Despite EUs commitment to gender equality too little has been done to mainstream gender in the EU budget and to actively promote gender equality in policy-making, according to a special audit report published on Wednesday by the European Court of Auditors (ECA).
ECA writes that the idea behind gender mainstreaming is simple. Gender needs to be taken into account at all stages and in all areas of policy-making and policy implementation. Gender-responsive budgeting is not just about funding explicit gender-equality initiatives. It is about understanding the impact of budgetary and policy decisions on gender-equality goals.
Gender equality is recognised as a significant driving force behind economic growth. The report cites a study by the European Institute for Gender Equality (EIGE). The study estimates that improving gender equality could lead to an increase in EU GDP per capita of between 6.1 % and 9.6 % by 2050, with the potential impact on GDP in specific EU member states of up to 12 % by 2050.
A map in the report shows the impact by country. The lowest impact is in member states that already have a reputation of gender equality, such as the Nordic countries, The Netherlands and Ireland. (For comparison of policies in The Netherlands and Sweden, see this op-ed). At the other end of the spectrum are countries with low scores on gender equality (Belgium, Bulgaria, Croatia, the Czech Republic, Greece, Latvia, Italy, and Portugal).
The Commission itself describes progress towards achieving full gender equality as “slow”: Member states on average scored 67.4 out of 100 in the EU Gender Equality Index 2019, a score which has improved by just 5.4 points since 2005. However, the situation varies significantly between Member States.
The Gender Equality Index is produced by EIGE and measures gender equality in six domains: work, knowledge, power, money, health and time.

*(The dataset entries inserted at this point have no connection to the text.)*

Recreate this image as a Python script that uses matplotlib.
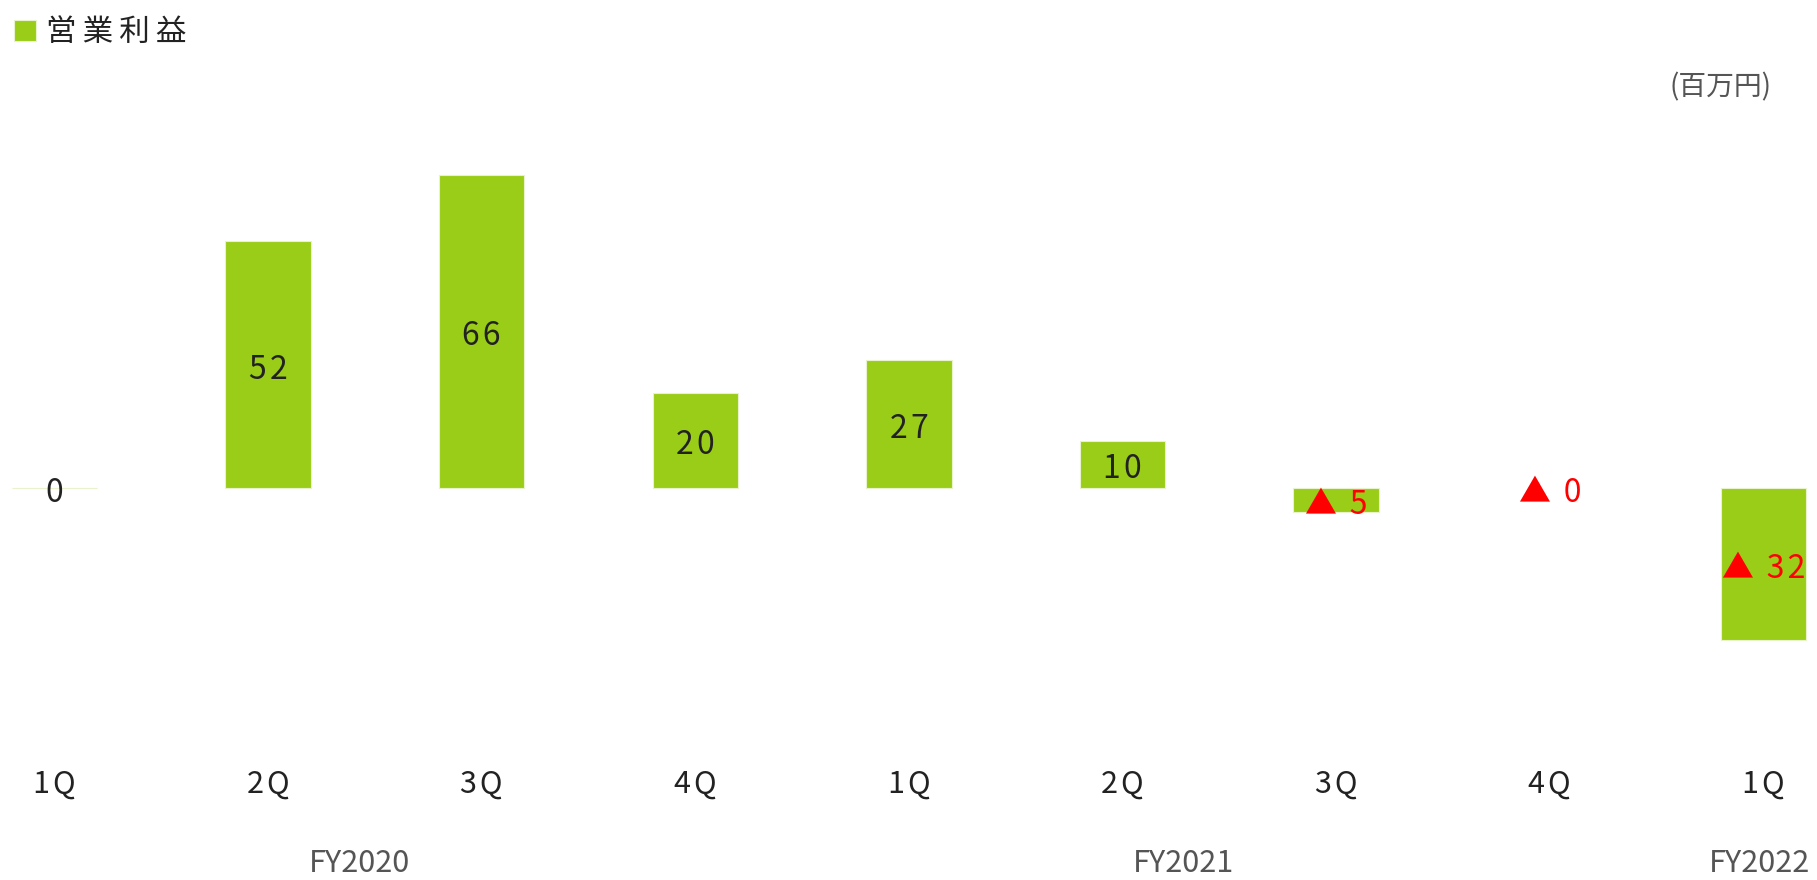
import matplotlib
matplotlib.use("Agg")
import matplotlib.pyplot as plt
import matplotlib.transforms as mtransforms

plt.rcParams['font.family'] = ['Noto Sans CJK JP', 'DejaVu Sans']

quarters = ["1Q", "2Q", "3Q", "4Q", "1Q", "2Q", "3Q", "4Q", "1Q"]
profit = [0, 52, 66, 20, 27, 10, -5, -0.04, -32]
years = ["FY2020", "FY2021", "FY2022"]
year_pos = [1.43, 5.285, 7.98]

bar_color = "#9acd17"
dark = "#222222"
grey = "#555555"
thin = "\u2009"
hair = "\u200a"


def spaced(s, gap):
    return gap.join(s)


fig = plt.figure(figsize=(18.17, 8.8), dpi=100)
ax = fig.add_axes([0, 120/880, 1, 720/880])

x = list(range(len(profit)))
edges = ["none" if -0.5 < v < 0 else "#e8f2cc" for v in profit]
bars = ax.bar(x, profit, width=0.4, color=bar_color, edgecolor=edges,
              linewidth=0.8, label=spaced("営業利益", thin))

for xi, v in zip(x, profit):
    if v >= 0:
        txt, col = spaced(str(int(round(v))), hair), dark
    else:
        txt, col = "▲" + thin + thin + spaced(str(abs(int(round(v)))), hair), "red"
    ax.annotate(txt, (xi, v/2), xytext=(0, -3.5), textcoords="offset points",
                ha="center", va="center", fontsize=23, color=col)

ax.set_xlim(-0.255, 8.251)
ax.set_ylim(-57.4, 94.5)
ax.set_yticks([])
ax.set_xticks(x)
ax.set_xticklabels([spaced(q, hair) for q in quarters], fontsize=22, color=dark)
ax.tick_params(axis="x", length=0, pad=6)
for s in ax.spines.values():
    s.set_visible(False)

trans = mtransforms.blended_transform_factory(ax.transData, fig.transFigure)
for yr, p in zip(years, year_pos):
    ax.text(p, 17/880, yr, transform=trans, ha="center", va="center",
            fontsize=22, color=grey)

fig.text(1720/1817, 1-87/880, "(百万円)", ha="center", va="center",
         fontsize=20, color=grey)

fig.legend(handles=[bars], loc="upper left", bbox_to_anchor=(-0.004, 1.005),
           frameon=False, fontsize=22, handlelength=0.7, handleheight=0.7,
           handletextpad=0.35, borderaxespad=0.3, labelcolor=dark)

fig.savefig("out.png", dpi=100)
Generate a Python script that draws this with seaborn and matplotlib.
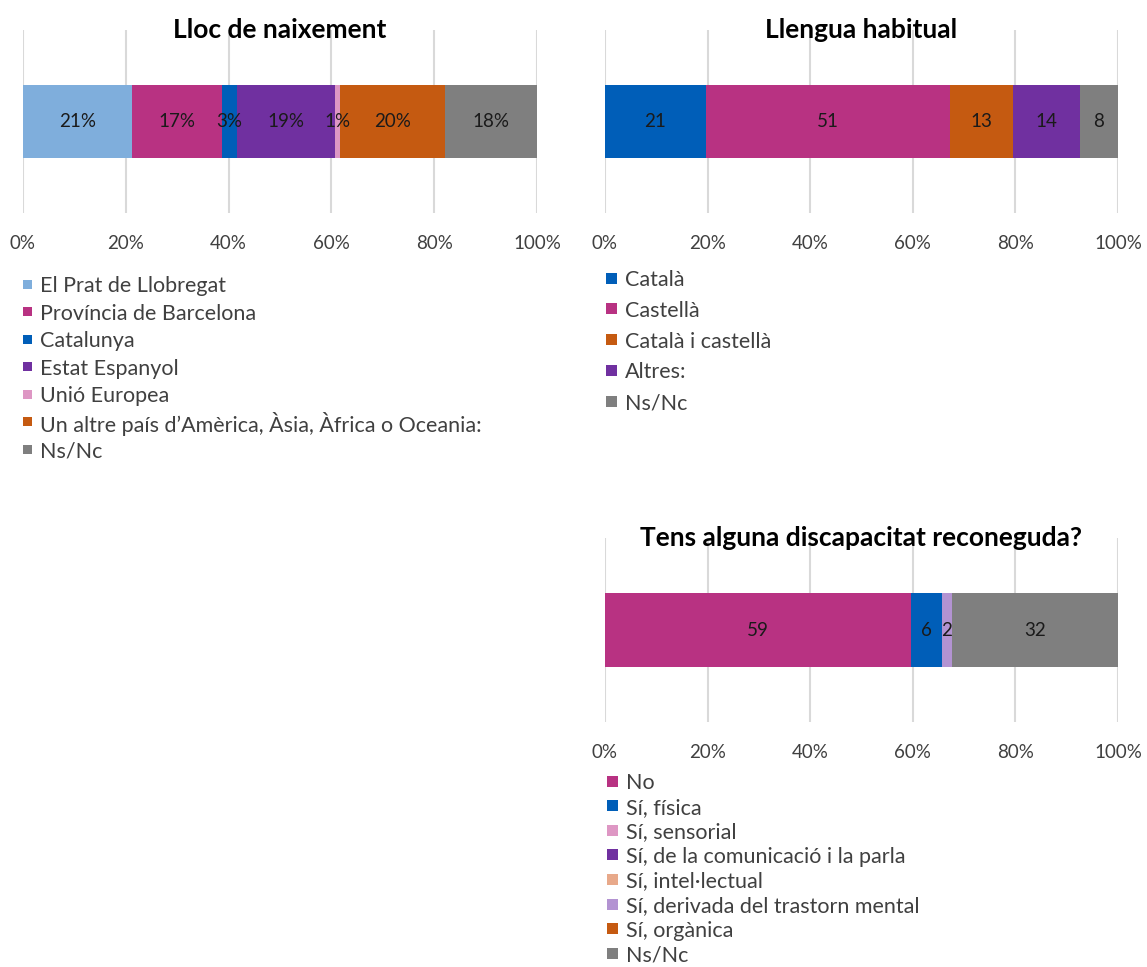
import matplotlib
matplotlib.use("Agg")
import numpy as np
import pandas as pd
import matplotlib.pyplot as plt
from matplotlib.patches import Rectangle
import seaborn as sns

# DADES
lloc_cat = ["El Prat de Llobregat", "Província de Barcelona", "Catalunya", "Estat Espanyol",
            "Unió Europea", "Un altre país d\u2019Amèrica, Àsia, Àfrica o Oceania:", "Ns/Nc"]
lloc_val = [21.3, 17.4, 2.9, 19.2, 0.9, 20.4, 18.0]
lloc_col = ["#7FAEDC", "#B83282", "#005EB8", "#7030A0", "#DE97C4", "#C55A11", "#7F7F7F"]

llengua_cat = ["Català", "Castellà", "Català i castellà", "Altres:", "Ns/Nc"]
llengua_val = [21, 51, 13, 14, 8]
llengua_col = ["#005EB8", "#B83282", "#C55A11", "#7030A0", "#7F7F7F"]

disc_cat = ["No", "Sí, física", "Sí, sensorial", "Sí, de la comunicació i la parla",
            "Sí, intel·lectual", "Sí, derivada del trastorn mental", "Sí, orgànica", "Ns/Nc"]
disc_val = [59, 6, 0, 0, 0, 2, 0, 32]
disc_col = ["#B83282", "#005EB8", "#DE97C4", "#7030A0", "#E8A98A", "#B393D2", "#C55A11", "#7F7F7F"]

ticks = [0, 20, 40, 60, 80, 100]
tick_labels = ["0%", "20%", "40%", "60%", "80%", "100%"]

sns.set_theme(style="white")
plt.rcParams["font.family"] = ["Lato", "DejaVu Sans"]

W, H = 1147, 967
fig = plt.figure(figsize=(W / 100, H / 100), dpi=100)


def fig_ax(x0, y0, x1, y1):
    return fig.add_axes([x0 / W, 1 - y1 / H, (x1 - x0) / W, (y1 - y0) / H])


def barra_apilada(ax, cats, vals, cols, titol, fmt):
    vals = np.array(vals, dtype=float)
    pct = vals / vals.sum() * 100
    cum = np.cumsum(pct)
    # barres acumulades de la mes llarga a la mes curta
    for i in range(len(cats) - 1, -1, -1):
        if vals[i] == 0:
            continue
        df = pd.DataFrame({"valor": [cum[i]], "grup": [""]})
        sns.barplot(data=df, x="valor", y="grup", orient="h", color=cols[i],
                    saturation=1, width=0.4, linewidth=0, ax=ax)
    for i in range(len(cats)):
        if vals[i] == 0:
            continue
        ax.text(cum[i] - pct[i] / 2, 0, fmt(vals[i]), ha="center", va="center",
                fontsize=13.5, color="#1a1a1a")
    ax.set_xlim(0, 100)
    ax.set_ylim(0.5, -0.5)
    ax.set_xticks(ticks)
    ax.set_xticklabels(tick_labels, fontsize=13.5, color="#404040")
    ax.set_yticks([])
    ax.set_xlabel("")
    ax.set_ylabel("")
    ax.tick_params(axis="x", length=0, pad=16)
    ax.grid(axis="x", color="#D9D9D9", linewidth=1.5)
    ax.set_axisbelow(True)
    for s in ax.spines.values():
        s.set_visible(False)
    ax.text(0.5, 1.0, titol, transform=ax.transAxes, ha="center", va="center",
            fontsize=19, fontweight="bold", color="#000000")


ax1 = fig_ax(23, 30, 537, 213)
barra_apilada(ax1, lloc_cat, lloc_val, lloc_col, "Lloc de naixement", lambda v: f"{v:.0f}%")

ax2 = fig_ax(605, 30, 1118, 213)
barra_apilada(ax2, llengua_cat, llengua_val, llengua_col, "Llengua habitual", lambda v: f"{v:.0f}")

ax3 = fig_ax(605, 538, 1118, 722)
barra_apilada(ax3, disc_cat, disc_val, disc_col, "Tens alguna discapacitat reconeguda?", lambda v: f"{v:.0f}")


# LLEGENDES (files amb espaiat fix, com a Excel)
def llegenda(cats, cols, x, y0, pas, costat=10):
    for i, (c, col) in enumerate(zip(cats, cols)):
        y = y0 + pas * i
        fig.patches.append(Rectangle((x / W, 1 - (y + costat / 2) / H), costat / W, costat / H,
                                     transform=fig.transFigure, facecolor=col, edgecolor="none"))
        fig.text((x + costat + 8) / W, 1 - y / H, c, ha="left", va="center_baseline",
                 fontsize=15.5, color="#404040")


llegenda(lloc_cat, lloc_col, 23, 284, 27.5, 9)
llegenda(llengua_cat, llengua_col, 606, 278, 30.8, 11)
llegenda(disc_cat, disc_col, 607, 781, 24.6, 11)

fig.savefig("out.png", dpi=100)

The divided labour market is one of the key areas of gender inequality. In 2017, the participation of women in the EU labour market was about 11.5 percentage points lower than that of men, and women’s average pay was about 16 % lower.
“Gender equality is a fundamental EU value”, said Eva Lindström, the Swedish ECA member responsible for the report and explained that the audit was prompted by requests by the European Parliament and the Council. She also referred to EU’s international commitments.
“Commitments have been made, but progress towards achieving equality is too slow. Gender equality is at stake in Europe, and we know that effects of the Covid-19 pandemic are not gender-neutral. It is high time that the Commission acted and began to use gender budgeting in the new 2021-27 budget cycle, and in the Next Generation EU Instrument.”
The auditors assessed whether gender equality had been incorporated into selected EU funding programmes, covering 66 % of the 2014-2020 multiannual financial framework, MFF (€1 087 billion). The audit was mainly desk studies of Commission documents but included also programmes in two member states, Spain and Romania.
In addition, an independent expert was contracted to assess what consideration had been given to gender equality under the European Agricultural Guarantee Fund (EAGF), using four case studies from Spain, Ireland, Romania, and Sweden.
Does the EU budget integrate a gender perspective? The answer is negative, according to ECA, since key elements of such a perspective, such as gender analysis, gender-related objectives, indicators and accountability through reporting are largely missing. Why?
“It’s a sort of gender blindness,” explained Lindström, “although there is no lack of performance indicators on other areas.” The audit covered a number of Directorates-General (DGs) responsible for the different expenditure programmes but the primary responsibility for the lack of gender mainstreaming in the EU budget was put on DG Budget.
The ECA member admitted that gender equality is a member state competence which should be advanced by national legislation, awareness building, and reforms in for example child care and taxation. Sweden could serve as model, especially its emphasis on the economic independence of both parents by an income tax reform in 1971 which abolished the joint taxation of spouses.
A significant amount of EU funding will be spent under the EU Recovery package (Next Generation EU) and the new 2021-2027 MFF, and the auditors make a number of specific recommendations to help the EU to live up to its commitment to gender mainstreaming. All recommendations have been accepted partly or completely by the Commission.
In particular, ECA recommends that the Commission assess and report whether member states’ recovery and resilience plans address gender equality. By now the Commission has received a total of 19 plans, from Belgium, Denmark, Germany, Greece, Spain, France, Croatia, Italy, Cyprus, Latvia, Lithuania, Luxembourg, Hungary, Austria, Poland, Portugal, Slovenia, Slovakia, and Finland.
The Commission will assess the plans within the next two months based on the eleven criteria set out in the Resilience Facility Regulation and translate their contents into legally binding acts.
A Commission spokesperson told The Brussels Times today (28 May) that the Commission has begun its in-depth assessment of the official plans it has received but gender mainstreaming does not feature among the 11 assessment criteria of the regulation. However, the Commission promises that it “will strongly reflect on the way gender mainstreaming has been included in the plans.”
“The economic empowerment of women is essential in order to build resilient societies. The Regulation provides that gender equality and equal opportunities for all should be taken into account and promoted throughout the preparation and implementation of recovery and resilience plans. The plans are expected to contribute to promoting gender equality and equal opportunities for all.”